Long Story Short

Our planet is wrapped in a layer of air so thin that, on a schoolroom globe, it would be no thicker than a coat of varnish. In that fragile skin, every breath and every storm we have ever known is held. For most of the last two thousand years it kept the world near a steady temperature. Then, with the industrial revolution, we humans began to burn coal, oil, and gas, and to clear the forests at a scale and pace the planet had never seen, and we left that steadiness behind: carbon dioxide in the atmosphere that had held between 180 and 300 parts per million for 800,000 years now stands at 427.

The warming followed the carbon. The warming we have caused now stands at 1.38 °C above the pre-industrial baseline, an all-time high, climbing about 0.27 °C each decade. Observed temperature swings around that line. It spiked to 1.5 °C in the 2024 El Niño, then eased to about 1.37 °C, and as another El Niño gathers it will rise again. But the human-caused warming beneath only climbs.

Warming is not just a number on a chart. It is extra energy trapped near the surface, day after day, and that energy has to go somewhere. It feeds heatwaves and wildfires, deepens droughts and floods, lends storms their strength, melts the ice, and warms and acidifies the seas, which have already risen some 23 cm since 1900. Whole species are pushed from the ranges they have always known, faster than they can follow, and with them the harvests and fresh water that billions of people depend upon. A degree, spread across a whole planet, is never small.

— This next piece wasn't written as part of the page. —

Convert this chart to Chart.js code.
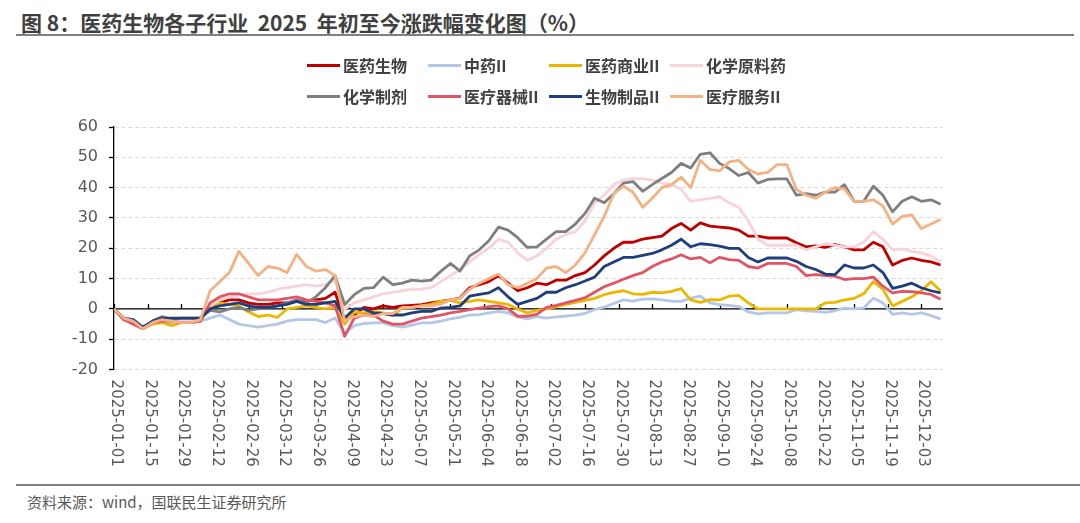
<!DOCTYPE html>
<html lang="zh">
<head>
<meta charset="UTF-8">
<title>医药生物各子行业 2025 年初至今涨跌幅变化图</title>
<script src="https://cdn.jsdelivr.net/npm/chart.js"></script>
<style>
  body { margin: 0; width: 1080px; height: 523px; background: #fff; position: relative; overflow: hidden;
         font-family: "Noto Sans CJK SC", "Noto Sans", sans-serif; }
  .title { position: absolute; left: 21px; top: 7px; font-size: 21px; font-weight: bold; color: #404040; white-space: pre; }
  .rule-top { position: absolute; left: 16px; top: 34px; width: 1058px; height: 2px; background: #808080; }
  .wrap { position: absolute; left: 0; top: 0; width: 1080px; height: 485px; }
  .legend { position: absolute; left: 307px; top: 54px; display: grid; grid-template-columns: repeat(4, 121px); row-gap: 9px; }
  .legend div { display: flex; align-items: center; height: 22px; font-size: 16px; font-weight: bold; color: #404040; white-space: nowrap; }
  .legend span { display: inline-block; width: 33px; height: 3px; margin-right: 3px; }
  .rule-bottom { position: absolute; left: 16px; top: 484px; width: 1064px; height: 2px; background: #808080; }
  .source { position: absolute; left: 27px; top: 491px; font-size: 15px; color: #595959; }
</style>
</head>
<body>
<div class="title">图 8：医药生物各子行业  2025  年初至今涨跌幅变化图（%）</div>
<div class="rule-top"></div>
<div class="wrap"><canvas id="chart"></canvas></div>
<div class="legend" id="legend"></div>
<div class="rule-bottom"></div>
<div class="source">资料来源：wind，国联民生证券研究所</div>

<script>
// days since 2025-01-01
const days = [0,4,8,12,16,20,24,28,32,36,40,44,48,52,56,60,64,68,72,76,80,84,88,92,96,100,104,108,112,116,
  120,124,128,132,136,140,144,148,152,156,160,164,168,172,176,180,184,188,192,196,200,204,208,212,216,220,224,228,232,236,
  240,244,248,252,256,260,264,268,272,276,280,284,288,292,296,300,304,308,312,316,320,324,328,332,336,340,344];

const tickDays = [0,14,28,42,56,70,84,98,112,126,140,154,168,182,196,210,224,238,252,266,280,294,308,322,336];
const tickLabels = ['2025-01-01','2025-01-15','2025-01-29','2025-02-12','2025-02-26','2025-03-12','2025-03-26',
  '2025-04-09','2025-04-23','2025-05-07','2025-05-21','2025-06-04','2025-06-18','2025-07-02','2025-07-16',
  '2025-07-30','2025-08-13','2025-08-27','2025-09-10','2025-09-24','2025-10-08','2025-10-22','2025-11-05',
  '2025-11-19','2025-12-03'];

const names = ['医药生物','中药II','医药商业II','化学原料药','化学制剂','医疗器械II','生物制品II','医疗服务II'];
const colors = ['#C00000','#B4C7E7','#EBB700','#F9D3DA','#7F7F7F','#E05565','#203E7C','#F4B183'];

const yiyao = [0,-3,-4.5,-6.5,-4.5,-3.5,-4,-4,-4,-3, 1,2,3,3,2,1.5,1.5,2,2,2.5,
  2.5,3,3.5,5.5,-4,-2,0.5,0,1,0.5, 1,1.2,1.4,2,2.5,3,3.6,7,8,9,
  11,8.5,6,7,8.5,8,9.5,9.5,11,12, 14.5,17.5,20,22,22,23,23.5,24,26.5,28.2,
  26,28.4,27.3,27,26.7,26,24,24,23.4,23.4, 23.4,21.8,20.5,20.8,20.3,21.2,20.5,19.5,19.5,22,
  20.5,14.5,16,16.8,16,15.5,14.5];
const zhongyao = [0,-3,-4.5,-6.5,-5,-4.5,-4.5,-4.5,-4.5,-4, -3,-2,-3.5,-5,-5.5,-6,-5.5,-5,-4,-3.5,
  -3.5,-3.5,-4.5,-3,-8,-5.5,-4.8,-4.6,-4.5,-5.5, -6,-5.3,-4.6,-4.6,-4,-3.3,-2.8,-2,-1.9,-1.3,
  -0.8,-1.3,-2.6,-3.3,-2.5,-3,-2.6,-2.4,-2,-1.5, -0.2,0.6,1.8,3,2.6,3.2,3.3,3,2.6,2.5,
  3.6,4.2,2,1.4,1.2,0.8,-1,-1.6,-1.3,-1.3, -1.3,-0.2,-0.6,-0.8,-1.1,-0.6,0.3,0,0.3,3.5,
  2,-1.8,-1.3,-1.8,-1.3,-2.2,-3.3];
const shangye = [0,-3.5,-4.5,-6.5,-5,-4.5,-5.5,-4.5,-4.5,-4, 1,2,1.5,1,-1,-2.5,-2,-2.8,0,0.5,
  1,0.5,0,0.5,-5,-1,-1.3,-0.8,-1.3,-2.2, 0.3,0.5,1,1.5,2.5,2.8,2,2.5,3,2.5,
  2,1.5,0,-1.3,-0.5,0,0.8,1.5,2.2,2.8, 3.5,4.7,5.5,6,5,4.8,5.5,5.3,5.8,6.7,
  3,2.2,3.1,3,4.2,4.5,2,0,0,0, 0,0,0,0,2,2.2,3,3.5,5,9,
  6.5,1,2.5,4,6,9,6];
const yuanliao = [0,-3,-4.5,-6.5,-4.5,-3.5,-4,-4,-4,-3.5, 1,3,4,4.5,5,5,5.5,6.5,7,7.5,
  8,7.5,8,9.5,0,2,3,4,5,5.5, 6,6.5,6.5,7,9,11,13,15.5,18,20,
  23,22,18.5,16,17.5,20,23,24.5,25.5,29, 35,37.5,41,42.5,43,43,42.5,41.5,41,39.5,
  35.5,36,36.5,37,35,33.5,29,23,21,21, 21,21,19.5,20.5,21.5,21,20.5,20.5,22,25.5,
  23,19.5,19.8,19,18.5,17.5,15.5];
const zhiji = [0,-3,-4.5,-6.5,-4,-2.5,-3.5,-3,-3,-3, -0.5,-1,0,0.5,-0.5,0,0.5,1,2,3,
  2,4,7,11,1.5,4.7,6.8,7,10.5,8, 8.5,9.5,9.2,9.5,12.4,15,12.5,17.5,19.5,22.5,
  27,26,23.5,20.3,20.5,23,25.5,25.5,28,31.5, 36.5,35,38,41.5,42,38.8,41,43,45,48,
  46.5,51,51.5,48,46.3,44,45,41.5,42.7,42.9, 42.9,37.5,38,37.5,38.5,38.5,41,35.5,35.5,40.5,
  37.5,32,35.5,37,35.5,36,34.5];
const qixie = [0,-3.5,-5,-6.5,-4.5,-4,-4,-4.5,-4.5,-4, 2,4,5,5,4,3,3,3,3.5,4,
  3,2.5,2,1,-9,-3,-2,-2,-4,-5, -5,-4,-3,-2.5,-2,-1.3,-0.8,-0.2,0.3,0.8,
  1,0,-2.4,-2.4,-1.8,0.5,1.2,2,2.8,3.7, 5.5,7.3,8.5,9.8,11,12,14,15.5,16.5,17.9,
  16.5,17,15.2,17,16.3,16,14,13.5,15,15, 15,14,11,11.3,11,10.8,9.7,10,10,10.5,
  7.5,5.3,5.8,5.7,5.3,4.8,3.2];
const shengwu = [0,-3,-3.5,-6,-4,-3,-3,-3,-3,-3, 0,1,1.5,2,1,0.5,0.5,1,1.5,2.5,
  1.5,1.5,2,2.5,-3,0,0,-1.3,-1.5,-2, -2,-1.3,-0.8,-0.8,0.3,0.5,1,4.2,4.8,5.3,
  7,4,1.5,2.5,3.5,5.5,5.5,7,8,9.2, 10.5,14,15.5,17,17,17.7,18.3,19.5,21,23,
  20.5,21.5,21.2,20.7,20,20,17,15.5,16.8,16.8, 16.8,15.7,14,13,11.5,11.3,14.5,13.5,13.5,14.5,
  12,6.8,7.5,8.5,7,6,5.3];
const fuwu = [0,-3,-4,-6.5,-4.5,-3.5,-4,-4.5,-4.5,-3.5, 6,9,12,19,15,11,14,13.5,12,18,
  14,12.5,13,11,-4,-2.5,-2,-2.5,-1.5,-1.5, 0.5,0.5,1,1,1.5,3,3.5,6.5,8.5,10,
  11.5,8,7,8.5,10,13.5,14,12,14.5,18.5, 24.5,30.5,38,40.5,38.5,33.5,36.5,40,41,43.5,
  40,49,46,45.5,48.5,49,46,44.5,45,47.6, 47.6,39.4,37.5,36.5,38.5,40,39.5,35.5,35.5,36,
  34,28,30.5,31,26.5,28,29.5];

const seriesValues = [yiyao, zhongyao, shangye, yuanliao, zhiji, qixie, shengwu, fuwu];

// html legend, 4 per row
const legendEl = document.getElementById('legend');
names.forEach((n, i) => {
  const item = document.createElement('div');
  item.innerHTML = `<span style="background:${colors[i]}"></span>${n}`;
  legendEl.appendChild(item);
});

const axisDecor = {
  id: 'axisDecor',
  beforeDatasetsDraw(chart) {
    const { ctx, chartArea, scales: { x, y } } = chart;
    const y0 = y.getPixelForValue(0);
    ctx.save();
    ctx.strokeStyle = '#000';
    ctx.lineWidth = 1.3;
    ctx.beginPath();
    ctx.moveTo(chartArea.left, y0);
    ctx.lineTo(chartArea.right, y0);
    tickDays.forEach(d => {
      const px = Math.round(x.getPixelForValue(d)) + 0.5;
      ctx.moveTo(px, y0);
      ctx.lineTo(px, y0 - 5);
    });
    ctx.stroke();
    ctx.restore();
  },
  afterDraw(chart) {
    const { ctx, chartArea, scales: { x } } = chart;
    ctx.save();
    ctx.font = '15px "DejaVu Sans"';
    ctx.fillStyle = '#595959';
    ctx.textAlign = 'left';
    ctx.textBaseline = 'middle';
    tickDays.forEach((d, i) => {
      ctx.save();
      ctx.translate(x.getPixelForValue(d) + 2, chartArea.bottom + 10);
      ctx.rotate(Math.PI / 2);
      ctx.fillText(tickLabels[i], 0, 0);
      ctx.restore();
    });
    ctx.restore();
  }
};

new Chart(document.getElementById('chart'), {
  type: 'line',
  data: {
    datasets: names.map((n, i) => ({
      label: n,
      data: days.map((d, k) => ({ x: d, y: seriesValues[i][k] })),
      borderColor: colors[i],
      backgroundColor: colors[i],
      borderWidth: 2.8,
      pointRadius: 0,
      tension: 0,
      borderJoinStyle: 'round',
      order: names.length - i
    }))
  },
  options: {
    responsive: true,
    maintainAspectRatio: false,
    animation: false,
    layout: { padding: { top: 127, right: 137, left: 0, bottom: 0 } },
    plugins: { legend: { display: false }, tooltip: { enabled: false } },
    scales: {
      x: {
        type: 'linear', min: 0, max: 345,
        ticks: { display: false },
        grid: { display: false },
        border: { display: false },
        afterFit(s) { s.height = 115.4; }
      },
      y: {
        min: -20, max: 60,
        ticks: { stepSize: 10, color: '#595959', padding: 11, font: { family: 'DejaVu Sans', size: 16 } },
        grid: { color: '#d9d9d9', lineWidth: 1, tickLength: 5, tickColor: '#000', tickWidth: 1.3 },
        border: { display: true, color: '#000', width: 1.3, dash: [4, 3] },
        afterFit(s) { s.width = 114; }
      }
    }
  },
  plugins: [axisDecor]
});
</script>
</body>
</html>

None of this is fate. The carbon budget for holding 1.5 °C is almost gone, yet the path is known: emissions must fall to net zero, near 1.5 °C by about 2032, near 1.7 °C by 2050. We changed the climate without meaning to, and we can change it back on purpose. So far as we know, this is the only world that has ever borne life, and no one is coming to save it for us. The task is large, but it is ours, and there is still time to choose.

To choose well, we have to see clearly. That is what Climate Change Tracker is for.